After Pastrana took power, months of tense pre-negotiations with both the guerrillas and the army went by, as the fine points of just how much authority the state would cede were ironed out. At the same time, with Pastrana’s encouragement, the United States got involved: the chief spokesman of the FARC, who goes by the pseudonym of Raúl Reyes, met secretly in Costa Rica with State Department officials. At last, on January 7, 1999, the “peace table” was installed with an oddly festive ceremony that featured jugglers, dancers, politicians of all stripes, and a host of famous entertainers—including a salsa group, Iván and his Bam Bam, and a curvaceous pop star who showed up in skintight leather gear, with her mother by her side—but not Marulanda, who left Pastrana to inaugurate the event sitting next to the guerrilla’s empty chair. (Later, Marulanda said that he had learned of a plot to assassinate him at the inauguration.) Formal talks began two days later, but the FARC suspended them again almost immediately, on January 20, charging that the government had stood by while right-wing paramilitaries escalated their actions; they had killed nearly one hundred civilians in the first three weeks of the year.1

At least, people said, the conservative Pastrana has been able to keep the recalcitrant army in line while the peace process stumbled along.
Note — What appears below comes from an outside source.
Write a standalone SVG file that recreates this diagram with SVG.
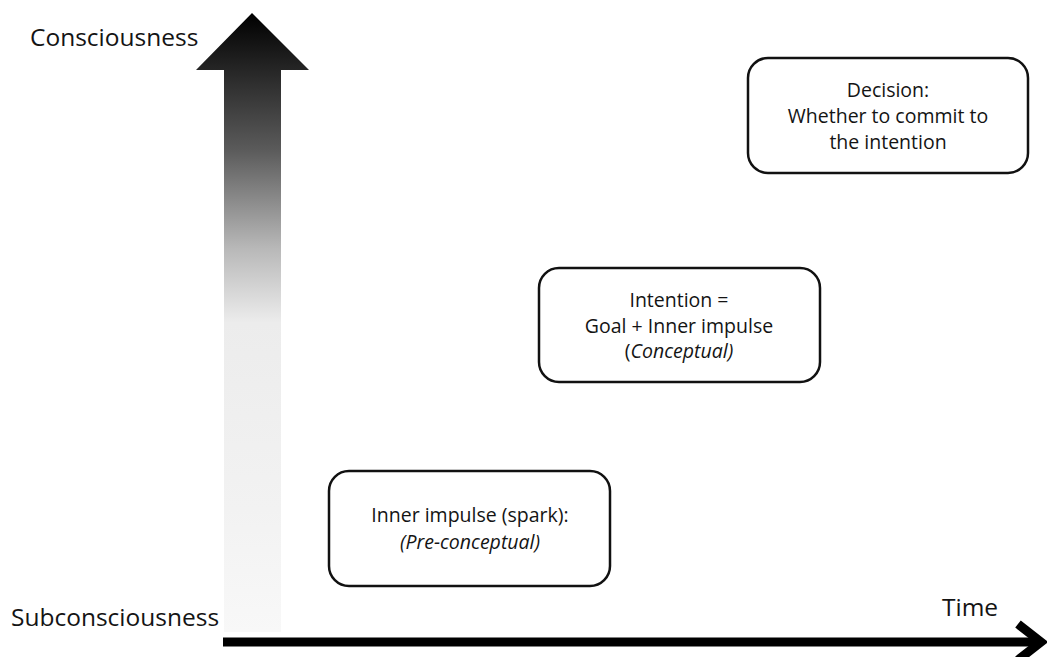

But in May 1999, after Pastrana agreed to renew the demilitarization of the peace zone indefinitely so that talks could begin again, his defense minister resigned in protest, and seventeen army generals and two hundred colonels threatened to follow him.

On the other hand, the generals are still in place, the talks, though they have been suspended much more often than they have been in session, have never actually been broken off, and last January, after a full year of false starts, the two sides actually held working sessions.

It may be the first time that either party is feeling pressure from the civilian population. Colombians are notoriously anarchic—it is one of their great charms—but as the war has come to threaten so many aspects of normal life—going on vacation, turning on the lights, taking the kids to school—they have bestirred themselves. A grass-roots peace movement, probably the largest civic movement the country has seen, is taking an active part in the war and the attempts to end it. In addition to electing the president they thought could best guarantee an end to the war two years ago, voters cast another ballot—a bright green card—on election day, to signify that they wanted peace. (Pastrana was elected with 6.1 million votes; Serpa got 5.6 million. The peace ballot got ten million votes.)

In February of last year, a national march against kidnappings and disappearances was so successful that the organizers thought they would never be able to repeat it, but last October a march for peace brought millions of Colombians out on the streets—five million, according to the most cautious estimates, out of a population of 48 million. The marchers, dressed in white, didn’t take to the streets only in the cities: six hundred towns, small and large, also had demonstrations. (I was in New York City at the time, but I found out about the march when I ran into some Colombian friends who had little Colombian flags stenciled on their cheeks—they had been marching for peace down Fifth Avenue.) The demands of the marchers were addressed equally to the guerrillas, the right-wing paramilitary forces, and the government: uninterrupted peace talks, cease-fire now, and respect for civilians.

  1. 1

    For its part, the State Department suspended its meetings with the FARC after it assassinated three Indian rights activists from the United States in February 1999.